The scientific study of law stimulated by the Decretum encouraged the papacy to resolve disputed points and supply needed legislation, thus inaugurating the ius novum. Over the next century, thousands of papal decretals were issued and gradually collected in five compilationes. Compilatio Tertia, consisting of decretals from the first 12 years of his reign, was ordered by Innocent III in 1210 to be used in courts and law schools, thus becoming the first collection in the West to be officially promulgated. Gregory IX commissioned Raymond of Peñafort to organize the five compilationes in one collection, which was promulgated in 1234 and became known as the Extravagantes. Two other official collections were made later: the Liber Sextus (1298) of Boniface VIII and the Constitutiones Clementinae (1317). The Extravagantes of John XXII and the Extravagantes Communes were privately compiled. In 1503 the legist Jean Chappuis printed and published in Paris, under the title Corpus Iuris Canonici, the Decretum of Gratian and the three official and two private collections of decretals. The Corpus, along with the decrees of the Council of Trent (1545-1563), remained the fundamental law of the Roman Catholic Church until the Codex Iuris Canonici appeared in 1917. After the theological updating of the Second Vatican Council (1962-1965), it became necessary for the Roman Catholic Church to undertake a thorough revision of the 1917 code. A special commission was established in 1963, which in 1980 presented the draft of a completely new code. Pope John Paul II, after making a number of revisions, promulgated it on January 25, 1983; it took effect on November 27, 1983.

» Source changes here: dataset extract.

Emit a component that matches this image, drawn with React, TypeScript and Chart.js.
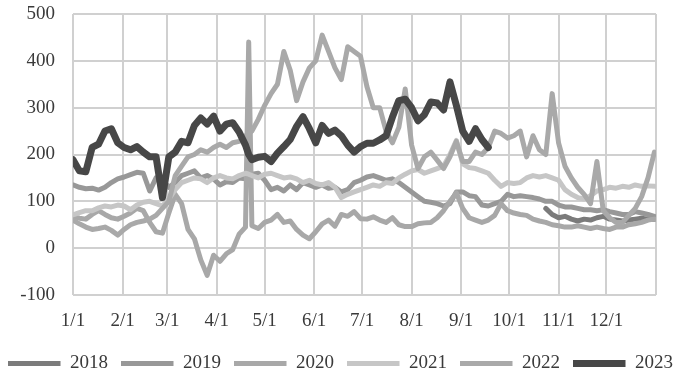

The Corpus continues to have some validity for the Church of England, which issued its first complete, free-standing Code of Canons in 1603. The medieval law is presupposed except where it has been affected by contrary statute or custom in England. These canons stood virtually unchanged until the mid-19th century when a process of amendments began. The Convocations of Canterbury and York in 1964 and 1969 promulgated a fully revised code that nevertheless maintained the same understanding of the relationship between the present and the medieval tradition. Each of the national churches of the Anglican Communion (for example, Australia, the United States, and Canada) has its own canons, which may or may not directly reference those of the Church of England, though they are similar in format.

Plans have been under way for more than a quarter of a century for the first Great Synod of Eastern Orthodoxy to be held since the 8th century. Among the topics for further study is the codification of the Holy Canons. Current canon law developed largely in response to the Great Schism of 1054.